Job:
Copy out every line in the entries below that includes "this".

Dataset extract:
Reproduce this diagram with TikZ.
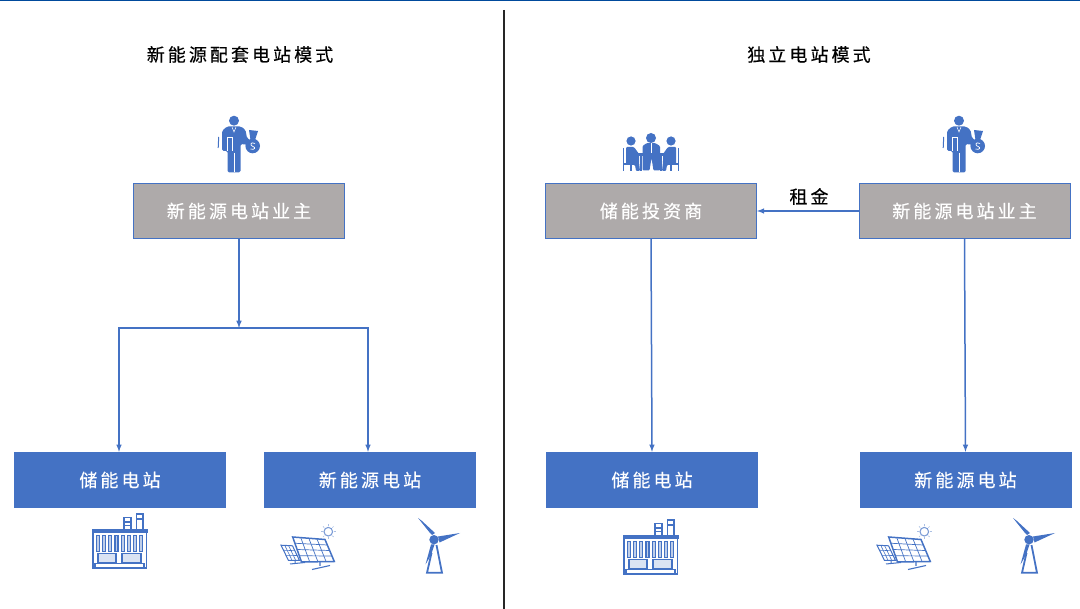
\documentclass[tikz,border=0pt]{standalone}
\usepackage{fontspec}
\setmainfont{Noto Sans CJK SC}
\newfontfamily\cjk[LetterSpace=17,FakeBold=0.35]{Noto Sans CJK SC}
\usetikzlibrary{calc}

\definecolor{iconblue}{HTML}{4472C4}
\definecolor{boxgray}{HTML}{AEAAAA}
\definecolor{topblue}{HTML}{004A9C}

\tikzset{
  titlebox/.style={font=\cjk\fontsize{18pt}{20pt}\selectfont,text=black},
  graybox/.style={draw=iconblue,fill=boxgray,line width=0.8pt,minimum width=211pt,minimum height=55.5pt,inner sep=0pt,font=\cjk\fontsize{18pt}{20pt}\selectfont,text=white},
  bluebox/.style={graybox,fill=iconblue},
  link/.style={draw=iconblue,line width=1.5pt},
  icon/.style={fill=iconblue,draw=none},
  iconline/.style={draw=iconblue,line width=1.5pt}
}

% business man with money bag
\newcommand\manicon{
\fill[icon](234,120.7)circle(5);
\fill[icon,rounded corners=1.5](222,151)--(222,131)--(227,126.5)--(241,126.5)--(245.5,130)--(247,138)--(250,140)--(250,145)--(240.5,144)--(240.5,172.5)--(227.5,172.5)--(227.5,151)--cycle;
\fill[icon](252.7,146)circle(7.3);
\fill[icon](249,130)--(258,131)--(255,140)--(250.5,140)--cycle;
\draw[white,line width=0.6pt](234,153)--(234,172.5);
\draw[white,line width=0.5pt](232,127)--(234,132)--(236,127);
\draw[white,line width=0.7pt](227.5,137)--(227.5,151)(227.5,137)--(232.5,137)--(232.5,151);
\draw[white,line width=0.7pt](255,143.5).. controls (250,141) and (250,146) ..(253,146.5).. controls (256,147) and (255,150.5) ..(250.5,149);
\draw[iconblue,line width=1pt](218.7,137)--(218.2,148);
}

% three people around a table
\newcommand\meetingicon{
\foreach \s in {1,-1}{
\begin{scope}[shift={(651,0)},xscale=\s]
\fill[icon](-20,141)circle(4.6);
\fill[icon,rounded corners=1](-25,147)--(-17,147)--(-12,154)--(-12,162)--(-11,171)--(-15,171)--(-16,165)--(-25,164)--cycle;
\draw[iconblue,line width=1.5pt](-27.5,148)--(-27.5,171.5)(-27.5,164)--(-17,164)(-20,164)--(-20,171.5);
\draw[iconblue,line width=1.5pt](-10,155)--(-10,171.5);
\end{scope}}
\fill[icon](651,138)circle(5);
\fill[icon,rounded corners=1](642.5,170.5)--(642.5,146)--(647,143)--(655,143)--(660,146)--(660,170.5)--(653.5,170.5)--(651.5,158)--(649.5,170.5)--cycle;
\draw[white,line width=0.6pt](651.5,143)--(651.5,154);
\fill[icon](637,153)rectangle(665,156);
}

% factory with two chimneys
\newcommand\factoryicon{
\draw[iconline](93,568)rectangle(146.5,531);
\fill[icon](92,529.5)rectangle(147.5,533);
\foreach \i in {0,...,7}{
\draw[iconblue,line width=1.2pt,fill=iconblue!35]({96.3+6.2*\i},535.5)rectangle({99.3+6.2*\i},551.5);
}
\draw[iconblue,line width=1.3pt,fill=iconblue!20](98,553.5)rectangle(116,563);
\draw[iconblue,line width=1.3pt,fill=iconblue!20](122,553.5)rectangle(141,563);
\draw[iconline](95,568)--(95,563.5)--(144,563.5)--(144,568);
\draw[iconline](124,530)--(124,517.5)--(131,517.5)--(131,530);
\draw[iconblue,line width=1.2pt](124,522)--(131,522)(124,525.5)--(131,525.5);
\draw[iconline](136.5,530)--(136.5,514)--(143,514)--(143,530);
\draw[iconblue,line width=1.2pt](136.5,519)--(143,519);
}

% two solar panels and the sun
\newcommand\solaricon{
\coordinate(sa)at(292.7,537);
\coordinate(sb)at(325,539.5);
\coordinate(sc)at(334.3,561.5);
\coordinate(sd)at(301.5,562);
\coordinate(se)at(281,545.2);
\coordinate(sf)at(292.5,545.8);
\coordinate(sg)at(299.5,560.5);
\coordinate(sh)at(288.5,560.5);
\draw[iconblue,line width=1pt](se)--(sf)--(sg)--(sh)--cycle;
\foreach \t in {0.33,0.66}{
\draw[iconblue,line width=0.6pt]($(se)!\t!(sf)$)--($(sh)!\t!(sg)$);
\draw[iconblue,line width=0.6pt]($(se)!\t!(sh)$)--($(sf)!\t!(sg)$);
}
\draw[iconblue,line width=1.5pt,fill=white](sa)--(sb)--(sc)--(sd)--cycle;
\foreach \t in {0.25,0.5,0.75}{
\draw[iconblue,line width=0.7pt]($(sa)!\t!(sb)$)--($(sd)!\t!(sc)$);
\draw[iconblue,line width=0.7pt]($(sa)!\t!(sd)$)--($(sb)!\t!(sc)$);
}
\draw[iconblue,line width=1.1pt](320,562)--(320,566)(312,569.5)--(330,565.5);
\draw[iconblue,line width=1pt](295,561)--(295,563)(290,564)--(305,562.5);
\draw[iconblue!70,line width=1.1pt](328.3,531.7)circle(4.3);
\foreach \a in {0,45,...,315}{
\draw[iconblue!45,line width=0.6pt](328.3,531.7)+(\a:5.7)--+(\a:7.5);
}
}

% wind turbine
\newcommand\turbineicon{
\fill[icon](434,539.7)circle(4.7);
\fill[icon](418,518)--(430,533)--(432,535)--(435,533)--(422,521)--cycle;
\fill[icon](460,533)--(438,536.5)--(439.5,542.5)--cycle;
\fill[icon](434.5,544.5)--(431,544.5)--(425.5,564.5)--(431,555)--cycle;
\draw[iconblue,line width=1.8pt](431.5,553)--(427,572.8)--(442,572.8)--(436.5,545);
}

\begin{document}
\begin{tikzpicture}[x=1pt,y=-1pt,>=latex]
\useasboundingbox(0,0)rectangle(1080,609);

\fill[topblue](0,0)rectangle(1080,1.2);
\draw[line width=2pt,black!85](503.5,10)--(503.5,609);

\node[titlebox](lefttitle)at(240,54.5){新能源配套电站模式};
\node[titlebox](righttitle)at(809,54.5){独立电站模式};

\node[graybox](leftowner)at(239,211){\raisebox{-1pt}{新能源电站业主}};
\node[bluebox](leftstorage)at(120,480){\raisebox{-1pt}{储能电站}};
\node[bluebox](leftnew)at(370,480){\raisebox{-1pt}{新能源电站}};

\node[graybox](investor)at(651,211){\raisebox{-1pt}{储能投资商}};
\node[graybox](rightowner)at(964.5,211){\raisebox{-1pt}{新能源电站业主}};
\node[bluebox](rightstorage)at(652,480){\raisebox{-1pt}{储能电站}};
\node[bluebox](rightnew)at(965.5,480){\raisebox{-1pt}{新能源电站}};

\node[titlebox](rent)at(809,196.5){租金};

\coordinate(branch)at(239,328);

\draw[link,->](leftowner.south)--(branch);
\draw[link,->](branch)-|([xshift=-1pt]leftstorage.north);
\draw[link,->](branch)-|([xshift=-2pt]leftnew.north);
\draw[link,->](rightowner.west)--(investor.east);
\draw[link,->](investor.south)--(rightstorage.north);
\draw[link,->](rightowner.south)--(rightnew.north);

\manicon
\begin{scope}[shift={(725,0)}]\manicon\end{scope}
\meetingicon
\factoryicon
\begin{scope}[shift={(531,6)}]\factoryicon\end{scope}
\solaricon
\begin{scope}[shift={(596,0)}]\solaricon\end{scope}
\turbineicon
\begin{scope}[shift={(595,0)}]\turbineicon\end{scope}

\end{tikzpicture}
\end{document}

---

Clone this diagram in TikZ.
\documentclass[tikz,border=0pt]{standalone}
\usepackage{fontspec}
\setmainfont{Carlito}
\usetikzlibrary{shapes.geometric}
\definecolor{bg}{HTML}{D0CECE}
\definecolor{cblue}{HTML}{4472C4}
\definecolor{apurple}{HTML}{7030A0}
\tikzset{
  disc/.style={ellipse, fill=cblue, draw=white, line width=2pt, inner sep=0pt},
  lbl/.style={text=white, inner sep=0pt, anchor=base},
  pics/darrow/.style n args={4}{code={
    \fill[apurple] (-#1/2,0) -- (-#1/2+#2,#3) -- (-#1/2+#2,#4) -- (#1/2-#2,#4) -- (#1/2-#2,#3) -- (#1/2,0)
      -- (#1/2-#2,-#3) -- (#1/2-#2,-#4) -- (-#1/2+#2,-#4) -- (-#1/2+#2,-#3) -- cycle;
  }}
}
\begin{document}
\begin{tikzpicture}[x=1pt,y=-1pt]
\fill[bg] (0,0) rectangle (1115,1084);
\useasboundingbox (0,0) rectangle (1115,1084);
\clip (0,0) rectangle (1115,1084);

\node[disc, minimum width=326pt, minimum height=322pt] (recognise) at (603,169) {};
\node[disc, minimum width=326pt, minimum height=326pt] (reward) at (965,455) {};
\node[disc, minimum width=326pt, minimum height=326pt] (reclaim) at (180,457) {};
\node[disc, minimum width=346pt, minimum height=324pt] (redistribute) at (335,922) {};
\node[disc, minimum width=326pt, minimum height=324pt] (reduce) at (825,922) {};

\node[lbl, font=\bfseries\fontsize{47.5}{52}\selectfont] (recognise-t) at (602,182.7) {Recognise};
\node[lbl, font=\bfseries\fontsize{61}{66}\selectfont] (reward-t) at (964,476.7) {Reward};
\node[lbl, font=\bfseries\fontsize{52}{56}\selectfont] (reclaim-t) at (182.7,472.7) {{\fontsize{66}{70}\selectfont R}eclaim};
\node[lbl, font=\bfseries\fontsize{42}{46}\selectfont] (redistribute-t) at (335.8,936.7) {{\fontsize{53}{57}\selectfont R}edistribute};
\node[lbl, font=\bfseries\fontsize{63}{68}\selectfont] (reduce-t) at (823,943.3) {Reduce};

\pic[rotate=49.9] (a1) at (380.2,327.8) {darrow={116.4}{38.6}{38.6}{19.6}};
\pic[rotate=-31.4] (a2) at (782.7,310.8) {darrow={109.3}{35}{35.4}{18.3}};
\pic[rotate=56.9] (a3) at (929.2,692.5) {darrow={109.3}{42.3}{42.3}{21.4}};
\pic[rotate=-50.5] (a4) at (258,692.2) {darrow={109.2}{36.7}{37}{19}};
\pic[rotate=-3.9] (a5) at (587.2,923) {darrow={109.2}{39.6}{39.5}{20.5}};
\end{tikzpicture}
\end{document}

==

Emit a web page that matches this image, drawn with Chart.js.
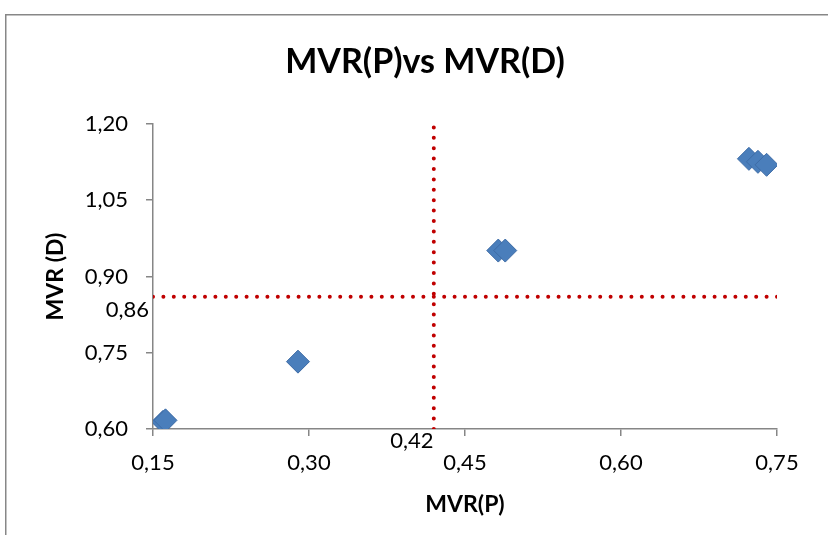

Completed exercise:
Reproduce this diagram with TikZ.
Clone this diagram in TikZ.
Emit a web page that matches this image, drawn with Chart.js.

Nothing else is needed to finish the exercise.